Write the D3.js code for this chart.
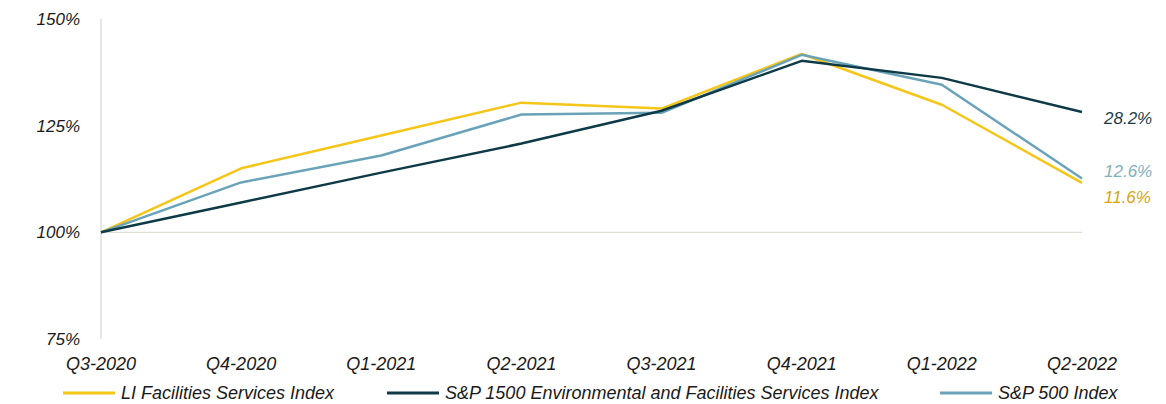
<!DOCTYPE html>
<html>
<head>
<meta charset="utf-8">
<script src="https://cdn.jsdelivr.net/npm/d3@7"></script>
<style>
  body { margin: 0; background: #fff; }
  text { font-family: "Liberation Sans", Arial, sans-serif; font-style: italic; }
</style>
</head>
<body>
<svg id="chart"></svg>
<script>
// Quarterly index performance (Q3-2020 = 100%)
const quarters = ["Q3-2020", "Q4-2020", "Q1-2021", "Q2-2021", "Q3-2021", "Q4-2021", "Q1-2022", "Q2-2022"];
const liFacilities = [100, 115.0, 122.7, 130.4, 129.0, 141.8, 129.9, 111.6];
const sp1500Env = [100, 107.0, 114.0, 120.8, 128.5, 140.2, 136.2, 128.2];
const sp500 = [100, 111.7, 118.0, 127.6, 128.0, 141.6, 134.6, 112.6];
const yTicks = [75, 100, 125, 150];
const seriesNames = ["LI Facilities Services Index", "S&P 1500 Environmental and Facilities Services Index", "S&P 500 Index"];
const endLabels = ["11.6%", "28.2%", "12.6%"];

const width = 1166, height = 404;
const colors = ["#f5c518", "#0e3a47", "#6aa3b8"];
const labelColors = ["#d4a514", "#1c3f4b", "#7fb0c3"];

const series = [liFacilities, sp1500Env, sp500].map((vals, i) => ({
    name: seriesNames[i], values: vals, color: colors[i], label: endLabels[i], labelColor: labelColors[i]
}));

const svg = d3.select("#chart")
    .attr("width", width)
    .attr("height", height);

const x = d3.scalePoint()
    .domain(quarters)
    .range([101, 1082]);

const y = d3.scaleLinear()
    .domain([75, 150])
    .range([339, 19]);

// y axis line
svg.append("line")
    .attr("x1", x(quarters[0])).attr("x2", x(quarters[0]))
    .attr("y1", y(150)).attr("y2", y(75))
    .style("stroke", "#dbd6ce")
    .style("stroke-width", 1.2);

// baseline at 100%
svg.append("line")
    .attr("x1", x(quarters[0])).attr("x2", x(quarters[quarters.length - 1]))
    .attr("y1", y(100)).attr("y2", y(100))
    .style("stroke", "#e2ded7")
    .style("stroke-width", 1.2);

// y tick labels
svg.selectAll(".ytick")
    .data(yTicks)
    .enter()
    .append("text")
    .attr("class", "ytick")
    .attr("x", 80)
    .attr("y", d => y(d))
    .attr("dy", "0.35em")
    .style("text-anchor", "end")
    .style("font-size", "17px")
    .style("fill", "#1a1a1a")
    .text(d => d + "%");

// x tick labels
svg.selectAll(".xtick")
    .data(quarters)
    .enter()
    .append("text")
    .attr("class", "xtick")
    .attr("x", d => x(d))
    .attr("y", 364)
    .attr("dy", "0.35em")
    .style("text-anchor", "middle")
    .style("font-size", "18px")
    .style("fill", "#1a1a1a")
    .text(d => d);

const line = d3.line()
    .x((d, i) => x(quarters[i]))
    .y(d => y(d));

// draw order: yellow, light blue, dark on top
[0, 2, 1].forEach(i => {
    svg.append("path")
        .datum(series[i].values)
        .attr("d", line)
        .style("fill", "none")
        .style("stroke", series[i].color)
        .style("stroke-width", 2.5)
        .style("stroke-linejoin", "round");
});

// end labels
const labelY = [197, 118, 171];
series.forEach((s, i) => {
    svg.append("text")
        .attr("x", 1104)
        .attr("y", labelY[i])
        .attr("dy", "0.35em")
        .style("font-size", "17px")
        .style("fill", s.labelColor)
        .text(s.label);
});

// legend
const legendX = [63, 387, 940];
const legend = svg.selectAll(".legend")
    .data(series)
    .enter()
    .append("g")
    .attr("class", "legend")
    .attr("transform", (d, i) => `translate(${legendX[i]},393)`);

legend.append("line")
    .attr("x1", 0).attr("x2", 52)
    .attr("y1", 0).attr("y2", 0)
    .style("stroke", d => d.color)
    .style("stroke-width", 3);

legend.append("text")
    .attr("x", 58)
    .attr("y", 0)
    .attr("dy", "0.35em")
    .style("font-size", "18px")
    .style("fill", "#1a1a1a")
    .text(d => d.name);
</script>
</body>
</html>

## REQUIREMENTS
The data should be printed again unchanged; leave its pictures out.

## RESULT FOR THIS EXERCISE
Write the D3.js code for this chart.
<!DOCTYPE html>
<html>
<head>
<meta charset="utf-8">
<script src="https://cdn.jsdelivr.net/npm/d3@7"></script>
<style>
  body { margin: 0; background: #fff; }
  text { font-family: "Liberation Sans", Arial, sans-serif; font-style: italic; }
</style>
</head>
<body>
<svg id="chart"></svg>
<script>
// Quarterly index performance (Q3-2020 = 100%)
const quarters = ["Q3-2020", "Q4-2020", "Q1-2021", "Q2-2021", "Q3-2021", "Q4-2021", "Q1-2022", "Q2-2022"];
const liFacilities = [100, 115.0, 122.7, 130.4, 129.0, 141.8, 129.9, 111.6];
const sp1500Env = [100, 107.0, 114.0, 120.8, 128.5, 140.2, 136.2, 128.2];
const sp500 = [100, 111.7, 118.0, 127.6, 128.0, 141.6, 134.6, 112.6];
const yTicks = [75, 100, 125, 150];
const seriesNames = ["LI Facilities Services Index", "S&P 1500 Environmental and Facilities Services Index", "S&P 500 Index"];
const endLabels = ["11.6%", "28.2%", "12.6%"];

const width = 1166, height = 404;
const colors = ["#f5c518", "#0e3a47", "#6aa3b8"];
const labelColors = ["#d4a514", "#1c3f4b", "#7fb0c3"];

const series = [liFacilities, sp1500Env, sp500].map((vals, i) => ({
    name: seriesNames[i], values: vals, color: colors[i], label: endLabels[i], labelColor: labelColors[i]
}));

const svg = d3.select("#chart")
    .attr("width", width)
    .attr("height", height);

const x = d3.scalePoint()
    .domain(quarters)
    .range([101, 1082]);

const y = d3.scaleLinear()
    .domain([75, 150])
    .range([339, 19]);

// y axis line
svg.append("line")
    .attr("x1", x(quarters[0])).attr("x2", x(quarters[0]))
    .attr("y1", y(150)).attr("y2", y(75))
    .style("stroke", "#dbd6ce")
    .style("stroke-width", 1.2);

// baseline at 100%
svg.append("line")
    .attr("x1", x(quarters[0])).attr("x2", x(quarters[quarters.length - 1]))
    .attr("y1", y(100)).attr("y2", y(100))
    .style("stroke", "#e2ded7")
    .style("stroke-width", 1.2);

// y tick labels
svg.selectAll(".ytick")
    .data(yTicks)
    .enter()
    .append("text")
    .attr("class", "ytick")
    .attr("x", 80)
    .attr("y", d => y(d))
    .attr("dy", "0.35em")
    .style("text-anchor", "end")
    .style("font-size", "17px")
    .style("fill", "#1a1a1a")
    .text(d => d + "%");

// x tick labels
svg.selectAll(".xtick")
    .data(quarters)
    .enter()
    .append("text")
    .attr("class", "xtick")
    .attr("x", d => x(d))
    .attr("y", 364)
    .attr("dy", "0.35em")
    .style("text-anchor", "middle")
    .style("font-size", "18px")
    .style("fill", "#1a1a1a")
    .text(d => d);

const line = d3.line()
    .x((d, i) => x(quarters[i]))
    .y(d => y(d));

// draw order: yellow, light blue, dark on top
[0, 2, 1].forEach(i => {
    svg.append("path")
        .datum(series[i].values)
        .attr("d", line)
        .style("fill", "none")
        .style("stroke", series[i].color)
        .style("stroke-width", 2.5)
        .style("stroke-linejoin", "round");
});

// end labels
const labelY = [197, 118, 171];
series.forEach((s, i) => {
    svg.append("text")
        .attr("x", 1104)
        .attr("y", labelY[i])
        .attr("dy", "0.35em")
        .style("font-size", "17px")
        .style("fill", s.labelColor)
        .text(s.label);
});

// legend
const legendX = [63, 387, 940];
const legend = svg.selectAll(".legend")
    .data(series)
    .enter()
    .append("g")
    .attr("class", "legend")
    .attr("transform", (d, i) => `translate(${legendX[i]},393)`);

legend.append("line")
    .attr("x1", 0).attr("x2", 52)
    .attr("y1", 0).attr("y2", 0)
    .style("stroke", d => d.color)
    .style("stroke-width", 3);

legend.append("text")
    .attr("x", 58)
    .attr("y", 0)
    .attr("dy", "0.35em")
    .style("font-size", "18px")
    .style("fill", "#1a1a1a")
    .text(d => d.name);
</script>
</body>
</html>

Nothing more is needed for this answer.